▸ **What to produce**: Reproduce the material word for word; the images stay out.

▸ **Data block**:
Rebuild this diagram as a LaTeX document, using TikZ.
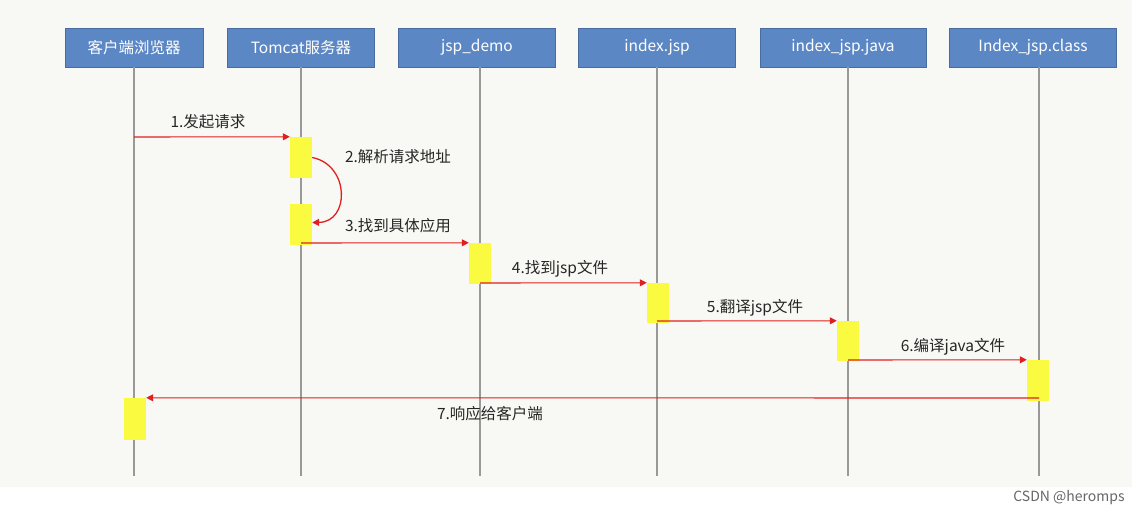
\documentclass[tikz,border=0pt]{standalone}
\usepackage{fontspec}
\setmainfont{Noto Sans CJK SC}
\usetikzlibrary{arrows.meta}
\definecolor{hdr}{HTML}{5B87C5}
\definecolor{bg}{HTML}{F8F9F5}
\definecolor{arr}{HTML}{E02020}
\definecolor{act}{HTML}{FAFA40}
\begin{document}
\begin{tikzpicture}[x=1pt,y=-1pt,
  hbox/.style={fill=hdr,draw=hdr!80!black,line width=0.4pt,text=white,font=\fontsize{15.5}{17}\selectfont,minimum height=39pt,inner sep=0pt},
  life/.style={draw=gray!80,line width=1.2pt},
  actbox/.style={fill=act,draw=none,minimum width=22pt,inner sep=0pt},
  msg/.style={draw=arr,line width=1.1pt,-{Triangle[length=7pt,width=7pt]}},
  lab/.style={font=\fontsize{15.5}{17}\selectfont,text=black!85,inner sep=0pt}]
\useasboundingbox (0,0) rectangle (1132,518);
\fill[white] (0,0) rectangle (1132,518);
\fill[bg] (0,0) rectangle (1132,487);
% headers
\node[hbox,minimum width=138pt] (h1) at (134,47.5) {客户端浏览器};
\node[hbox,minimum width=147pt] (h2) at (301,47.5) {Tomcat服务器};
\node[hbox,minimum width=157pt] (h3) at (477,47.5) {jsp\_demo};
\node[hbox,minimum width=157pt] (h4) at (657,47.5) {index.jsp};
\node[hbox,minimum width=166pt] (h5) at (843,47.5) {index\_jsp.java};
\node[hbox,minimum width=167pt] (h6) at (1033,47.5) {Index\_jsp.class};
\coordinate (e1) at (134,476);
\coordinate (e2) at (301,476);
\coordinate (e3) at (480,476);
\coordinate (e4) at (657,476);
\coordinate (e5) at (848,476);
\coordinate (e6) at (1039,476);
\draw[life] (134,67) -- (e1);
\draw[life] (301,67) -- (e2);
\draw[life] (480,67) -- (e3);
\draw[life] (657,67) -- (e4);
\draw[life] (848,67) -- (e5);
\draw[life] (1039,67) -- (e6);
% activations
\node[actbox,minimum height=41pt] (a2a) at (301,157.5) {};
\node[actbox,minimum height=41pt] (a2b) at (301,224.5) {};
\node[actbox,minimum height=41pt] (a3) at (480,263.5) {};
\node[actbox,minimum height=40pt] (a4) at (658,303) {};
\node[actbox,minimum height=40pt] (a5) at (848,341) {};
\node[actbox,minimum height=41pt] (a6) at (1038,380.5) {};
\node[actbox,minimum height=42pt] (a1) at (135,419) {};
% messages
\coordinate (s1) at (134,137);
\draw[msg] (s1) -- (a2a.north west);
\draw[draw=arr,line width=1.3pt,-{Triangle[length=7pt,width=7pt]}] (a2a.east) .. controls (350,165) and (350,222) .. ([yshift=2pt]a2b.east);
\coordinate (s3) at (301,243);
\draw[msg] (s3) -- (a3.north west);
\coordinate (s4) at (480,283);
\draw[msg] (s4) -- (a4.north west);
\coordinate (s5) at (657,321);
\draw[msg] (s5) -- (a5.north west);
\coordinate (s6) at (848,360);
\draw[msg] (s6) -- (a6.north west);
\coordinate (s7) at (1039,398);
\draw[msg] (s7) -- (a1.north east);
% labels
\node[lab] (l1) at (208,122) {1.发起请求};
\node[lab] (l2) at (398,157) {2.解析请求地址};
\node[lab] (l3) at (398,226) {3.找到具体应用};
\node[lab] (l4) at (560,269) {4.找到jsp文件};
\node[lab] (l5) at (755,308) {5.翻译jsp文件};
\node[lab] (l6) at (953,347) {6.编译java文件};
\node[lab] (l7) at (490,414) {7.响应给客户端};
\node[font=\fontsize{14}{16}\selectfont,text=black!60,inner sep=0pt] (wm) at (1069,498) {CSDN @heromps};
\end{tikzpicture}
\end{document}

▸ **Answer below**:
Rebuild this diagram as a LaTeX document, using TikZ.
\documentclass[tikz,border=0pt]{standalone}
\usepackage{fontspec}
\setmainfont{Noto Sans CJK SC}
\usetikzlibrary{arrows.meta}
\definecolor{hdr}{HTML}{5B87C5}
\definecolor{bg}{HTML}{F8F9F5}
\definecolor{arr}{HTML}{E02020}
\definecolor{act}{HTML}{FAFA40}
\begin{document}
\begin{tikzpicture}[x=1pt,y=-1pt,
  hbox/.style={fill=hdr,draw=hdr!80!black,line width=0.4pt,text=white,font=\fontsize{15.5}{17}\selectfont,minimum height=39pt,inner sep=0pt},
  life/.style={draw=gray!80,line width=1.2pt},
  actbox/.style={fill=act,draw=none,minimum width=22pt,inner sep=0pt},
  msg/.style={draw=arr,line width=1.1pt,-{Triangle[length=7pt,width=7pt]}},
  lab/.style={font=\fontsize{15.5}{17}\selectfont,text=black!85,inner sep=0pt}]
\useasboundingbox (0,0) rectangle (1132,518);
\fill[white] (0,0) rectangle (1132,518);
\fill[bg] (0,0) rectangle (1132,487);
% headers
\node[hbox,minimum width=138pt] (h1) at (134,47.5) {客户端浏览器};
\node[hbox,minimum width=147pt] (h2) at (301,47.5) {Tomcat服务器};
\node[hbox,minimum width=157pt] (h3) at (477,47.5) {jsp\_demo};
\node[hbox,minimum width=157pt] (h4) at (657,47.5) {index.jsp};
\node[hbox,minimum width=166pt] (h5) at (843,47.5) {index\_jsp.java};
\node[hbox,minimum width=167pt] (h6) at (1033,47.5) {Index\_jsp.class};
\coordinate (e1) at (134,476);
\coordinate (e2) at (301,476);
\coordinate (e3) at (480,476);
\coordinate (e4) at (657,476);
\coordinate (e5) at (848,476);
\coordinate (e6) at (1039,476);
\draw[life] (134,67) -- (e1);
\draw[life] (301,67) -- (e2);
\draw[life] (480,67) -- (e3);
\draw[life] (657,67) -- (e4);
\draw[life] (848,67) -- (e5);
\draw[life] (1039,67) -- (e6);
% activations
\node[actbox,minimum height=41pt] (a2a) at (301,157.5) {};
\node[actbox,minimum height=41pt] (a2b) at (301,224.5) {};
\node[actbox,minimum height=41pt] (a3) at (480,263.5) {};
\node[actbox,minimum height=40pt] (a4) at (658,303) {};
\node[actbox,minimum height=40pt] (a5) at (848,341) {};
\node[actbox,minimum height=41pt] (a6) at (1038,380.5) {};
\node[actbox,minimum height=42pt] (a1) at (135,419) {};
% messages
\coordinate (s1) at (134,137);
\draw[msg] (s1) -- (a2a.north west);
\draw[draw=arr,line width=1.3pt,-{Triangle[length=7pt,width=7pt]}] (a2a.east) .. controls (350,165) and (350,222) .. ([yshift=2pt]a2b.east);
\coordinate (s3) at (301,243);
\draw[msg] (s3) -- (a3.north west);
\coordinate (s4) at (480,283);
\draw[msg] (s4) -- (a4.north west);
\coordinate (s5) at (657,321);
\draw[msg] (s5) -- (a5.north west);
\coordinate (s6) at (848,360);
\draw[msg] (s6) -- (a6.north west);
\coordinate (s7) at (1039,398);
\draw[msg] (s7) -- (a1.north east);
% labels
\node[lab] (l1) at (208,122) {1.发起请求};
\node[lab] (l2) at (398,157) {2.解析请求地址};
\node[lab] (l3) at (398,226) {3.找到具体应用};
\node[lab] (l4) at (560,269) {4.找到jsp文件};
\node[lab] (l5) at (755,308) {5.翻译jsp文件};
\node[lab] (l6) at (953,347) {6.编译java文件};
\node[lab] (l7) at (490,414) {7.响应给客户端};
\node[font=\fontsize{14}{16}\selectfont,text=black!60,inner sep=0pt] (wm) at (1069,498) {CSDN @heromps};
\end{tikzpicture}
\end{document}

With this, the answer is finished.